Avec la Théurgie donc, on peut voir comme le pensait John Yarker en 1908 l’influence de Martinès de Pasqually. Dans le temple, le Maître Intérieur devient Coën. Par plusieurs types d’opérations, il invoque les anges, les prophètes via des médiums et peut établir un lien avec la puissance divine, ce qui implique la possession de pouvoirs surnaturels. Le Maître Intérieur pourra ensuite procéder à des célébrations théurgiques hors de la Loge. On se doute bien que Rome n’a pas dû apprécier ce genre de Sacerdoce.

Le Maître Intérieur a, en effet, à accomplir un Sacerdoce. Celui-ci n’a rien de spécifiquement égyptien. C’est un mélange de rites religieux, maçonniques, magiques, théurgiques, le tout plutôt ancré dans l’Ancien Testament, ce qui fait que Robert Amadou a pu l’assimiler à un rite « juif ». Mais Cagliostro lui-même ne se voyait-il pas comme une sorte de Christ ? Enfin la perspective est celle de la réintégration, rendue nécessaire après la Chute originelle de l’Homme. Tout cela fait de ce rite, quelque chose d’aussi mystérieux que la Maçonnerie dite « écossaise »…

Discussion

Il n’est pas impossible que Cagliostro ait repris des éléments de l’œuvre de Martinès de Pasqually après la mort de celui-ci.
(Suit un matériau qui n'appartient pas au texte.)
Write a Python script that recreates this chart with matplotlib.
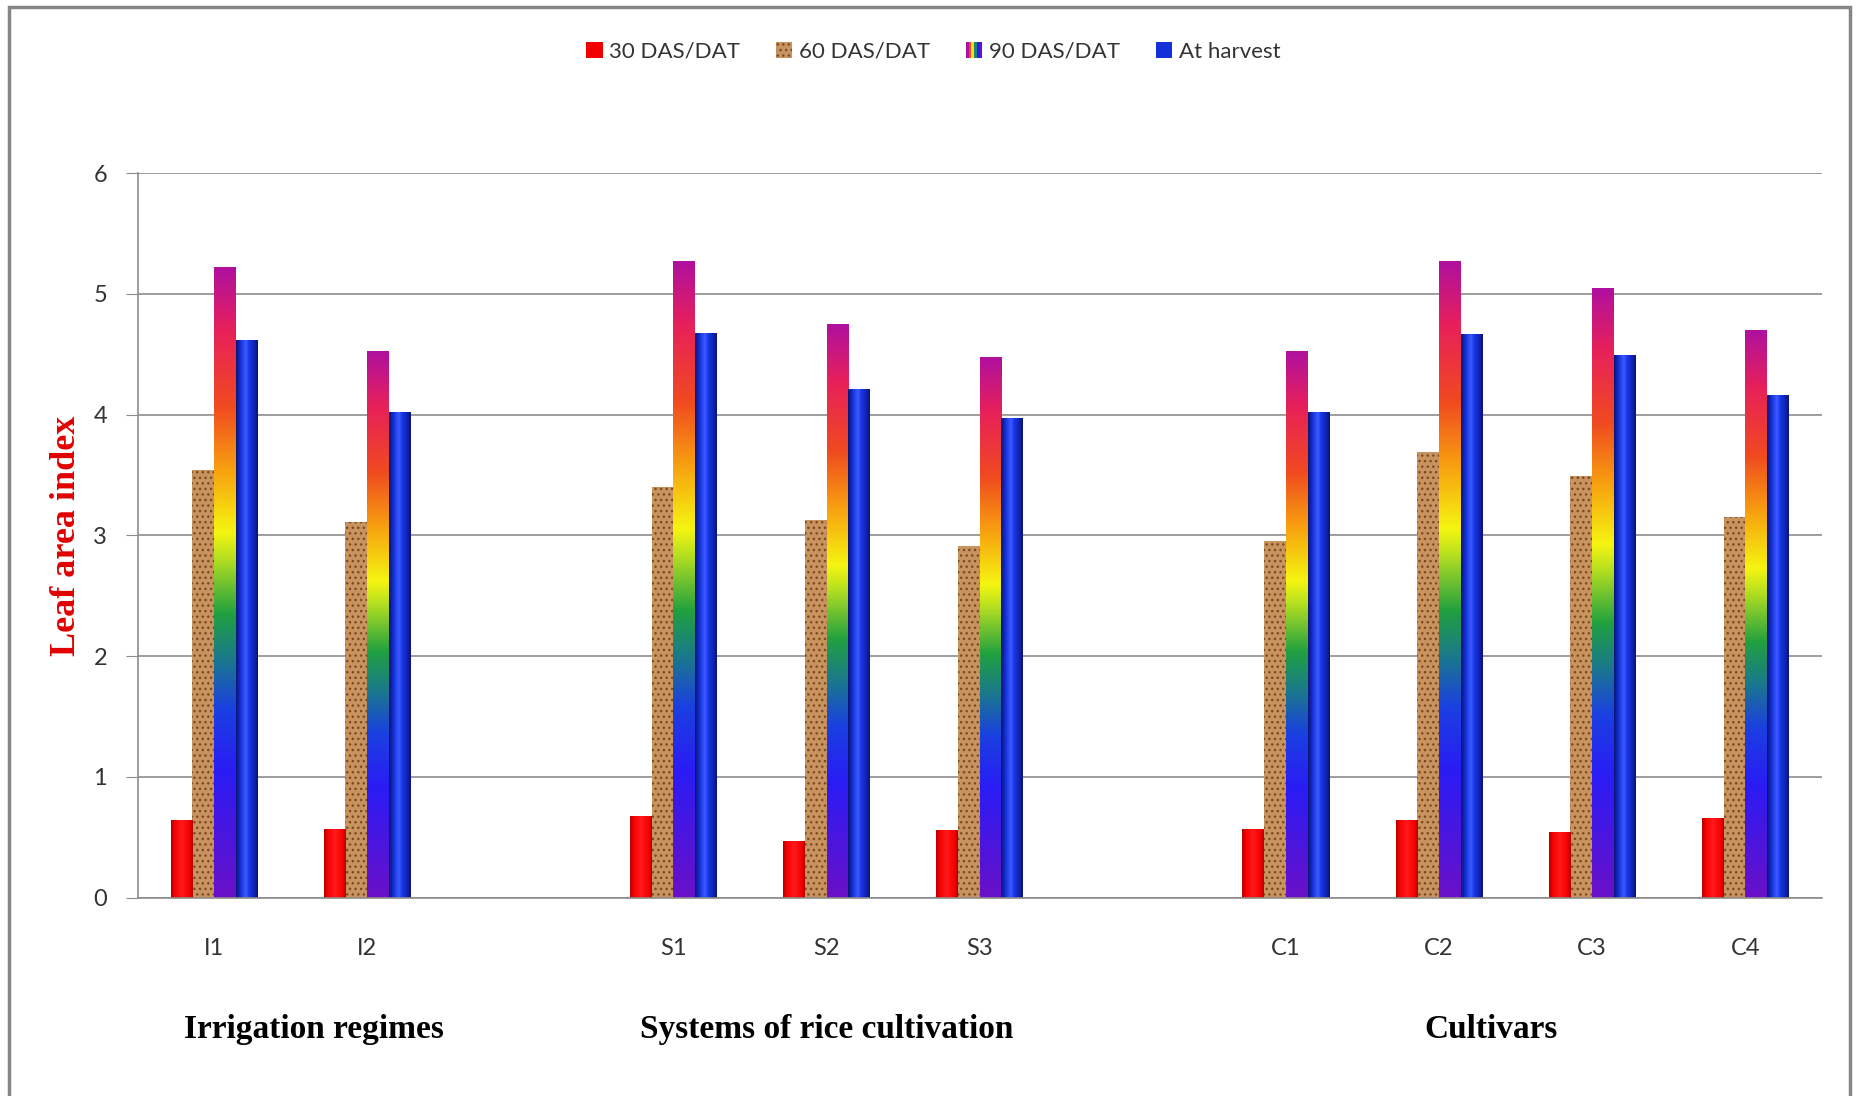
import numpy as np
import matplotlib
matplotlib.use('Agg')
import matplotlib.pyplot as plt
from matplotlib.colors import LinearSegmentedColormap
from matplotlib.patches import Patch, Rectangle
from matplotlib.legend_handler import HandlerBase
import matplotlib.transforms as mtransforms

# 数据
categories = ['I1', 'I2', '', 'S1', 'S2', 'S3', '', 'C1', 'C2', 'C3', 'C4']
das30 = [0.64, 0.57, np.nan, 0.68, 0.47, 0.56, np.nan, 0.57, 0.64, 0.54, 0.66]
das60 = [3.54, 3.11, np.nan, 3.40, 3.13, 2.91, np.nan, 2.95, 3.69, 3.49, 3.15]
das90 = [5.22, 4.53, np.nan, 5.27, 4.75, 4.48, np.nan, 4.53, 5.27, 5.05, 4.70]
harvest = [4.62, 4.02, np.nan, 4.68, 4.21, 3.97, np.nan, 4.02, 4.67, 4.49, 4.16]
series_names = ['30 DAS/DAT', '60 DAS/DAT', '90 DAS/DAT', 'At harvest']
group_names = ['Irrigation regimes', 'Systems of rice cultivation', 'Cultivars']
group_pos = [0.65, 4.0, 8.34]

# 颜色渐变
rainbow = LinearSegmentedColormap.from_list('rainbow_bar', [
    (0.00, '#6a10c8'), (0.20, '#2a1cf5'), (0.30, '#1a40e0'), (0.38, '#1a7a8a'),
    (0.45, '#20a040'), (0.54, '#b8e020'), (0.58, '#f5f510'), (0.68, '#f8a010'),
    (0.78, '#f04a20'), (0.90, '#e8205a'), (1.00, '#b0109f')])
bluebar = LinearSegmentedColormap.from_list('blue_bar', [
    (0.0, '#0a1470'), (0.2, '#1430d8'), (0.45, '#3a5cff'), (0.6, '#1a36e8'),
    (0.85, '#0e22b0'), (1.0, '#0a1470')])
redbar = LinearSegmentedColormap.from_list('red_bar', [
    (0.0, '#b00000'), (0.15, '#f50000'), (0.5, '#ff1a1a'), (0.85, '#f50000'),
    (1.0, '#b00000')])

fig = plt.figure(figsize=(18.59, 10.96), dpi=100)
ax = fig.add_axes([0.074, 0.181, 0.906, 0.661])

x = np.arange(len(categories))
w = 0.142
offsets = [-1.5 * w, -0.5 * w, 0.5 * w, 1.5 * w]

ax.set_axisbelow(True)
ax.yaxis.grid(True, color='#8c8c8c', linewidth=1.2)

bars30 = ax.bar(x + offsets[0], das30, w, color='#f00000', zorder=2)
bars60 = ax.bar(x + offsets[1], das60, w, color='#c8935e', edgecolor='#7a4a20',
                linewidth=0, hatch='...', zorder=2)
bars90 = ax.bar(x + offsets[2], das90, w, color='#f0a020', zorder=2)
barsh = ax.bar(x + offsets[3], harvest, w, color='#1430d8', zorder=2)

vgrad = np.linspace(0, 1, 256).reshape(-1, 1)
hgrad = np.linspace(0, 1, 64).reshape(1, -1)


def fill_bars(bars, img, cmap):
    for b in bars:
        h = b.get_height()
        if np.isnan(h):
            continue
        x0 = b.get_x()
        im = ax.imshow(img, cmap=cmap, extent=[x0, x0 + b.get_width(), 0, h],
                       origin='lower', aspect='auto', zorder=2.5,
                       interpolation='bilinear')
        im.set_clip_path(b)


fill_bars(bars30, hgrad, redbar)
fill_bars(bars90, vgrad, rainbow)
fill_bars(barsh, hgrad, bluebar)

ax.set_xlim(-0.5, len(categories) - 0.5)
ax.set_ylim(0, 6)
ax.set_yticks(range(0, 7))
ax.set_xticks(x)
ax.set_xticklabels(categories)

for s in ['top', 'right']:
    ax.spines[s].set_visible(False)
for s in ['left', 'bottom']:
    ax.spines[s].set_color('#8c8c8c')
    ax.spines[s].set_linewidth(1.2)

ax.tick_params(axis='y', length=9, color='#8c8c8c', pad=13, labelsize=17,
               labelcolor='#333333')
ax.tick_params(axis='x', length=0, pad=29, labelsize=17, labelcolor='#333333')
for lab in ax.get_xticklabels() + ax.get_yticklabels():
    lab.set_family('Lato')

ax.set_ylabel('Leaf area index', fontsize=26, fontweight='bold', color='#e00000',
              family='Liberation Serif', labelpad=7)

trans = mtransforms.blended_transform_factory(ax.transData, ax.transAxes)
for name, pos in zip(group_names, group_pos):
    ax.text(pos, -0.182, name, transform=trans, ha='center', va='center',
            fontsize=24, fontweight='bold', family='Liberation Serif')


class HandlerRainbow(HandlerBase):
    def create_artists(self, legend, orig_handle, xdescent, ydescent, width,
                       height, fontsize, trans):
        n = 6
        arts = []
        for i in range(n):
            r = Rectangle((-xdescent + i * width / n, -ydescent), width / n, height,
                          facecolor=rainbow(1 - i / (n - 1)), edgecolor='none',
                          transform=trans)
            arts.append(r)
        return arts


class RainbowProxy(Patch):
    pass


handles = [Patch(facecolor='#f00000'),
           Patch(facecolor='#c8935e', edgecolor='#7a4a20', linewidth=0, hatch='...'),
           RainbowProxy(),
           Patch(facecolor='#1430d8')]
leg = fig.legend(handles, series_names, loc='center', bbox_to_anchor=(0.502, 0.953),
                 ncol=4, frameon=False, handlelength=0.75, handleheight=0.75,
                 handletextpad=0.3, columnspacing=1.6,
                 prop={'family': 'Lato', 'size': 16},
                 handler_map={RainbowProxy: HandlerRainbow()})
for t in leg.get_texts():
    t.set_color('#333333')

# 外框
fig.patches.append(Rectangle((9 / 1859, -0.01), (1850 - 9) / 1859, 1 - 7 / 1096 + 0.01,
                             transform=fig.transFigure, fill=False,
                             edgecolor='#868686', linewidth=2.5))

fig.savefig('out.png', dpi=100)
Pour autant il s’en différencie notablement par l’importance donnée à l’alchimie, rejeté avec force par Willermoz. Cagliostro est ainsi le véritable introducteur de l’alchimie dans la Maçonnerie, ce qui aura une très grande destinée au point de devenir un lieu commun de l’interprétation de la symbolique maçonnique.

Autre différence majeure ou caractéristique du système de Cagliostro : l’absence de références directes au christianisme, et cela sans explication. Ce n’est évidemment pas une laïcisation au sens contemporain du terme mais c’est tout de même nouveau dans une Maçonnerie du XVIIIe siècle chrétienne, à l’image du grade de Rose-Croix. Aux siècles suivants, alchimie et anti christianisme iront souvent de pair, comme par exemple en remplaçant des symboles chrétiens par une signification alchimique aventureuse.

Enfin, Cagliostro, personnage caractéristique du XVIIIe siècle, siècle des « Lumières » et de l’illuminisme, des philosophes et des mystiques, est un mélange à la fois d’aventurier de tout poil et de mystique, de théurge, auteur de rituels, d’une autre dimension cependant que les promoteurs des rites égyptiens d’aujourd’hui.

Bibliographie

  • Marc Haven, Le Maître inconnu Cagliostro, étude historique et critique sur la haute magie, Paris, 1912, réédité ; Rituel de la Franc-maçonnerie Egyptienne, 1948, réédité ;
  • Denise Dalbian, Le Comte de Cagliostro, Paris, 1983 : une biographie sérieuse ;
  • Robert Amadou, Cagliostro et le rituel de la Maçonnerie égyptienne, Paris, 1996, réédité : un plaidoyer pour la théurgie ;
  • Philippa Faulks et Robert L.D. Cooper, The Masonic Magician: The Life and Death of Count Cagliostro and His Egyptian Rite, 2008
  • Articles :
    • Le Monde maçonnique des Lumières, Paris, 2013 (Charles Porset)
    • The Square, septembre 2017 (Nigel Wade)


Au titre de la bibliographie générale, notre Frère Orateur nous signale la parution du livre de François Boespflug, Dieu au compas, Cerf. Il s’agit de l’histoire du Dieu géomètre dans l'art d'Occident (IX°-XIX° s.). La Franc-maçonnerie puisera largement dans ce corpus chrétien.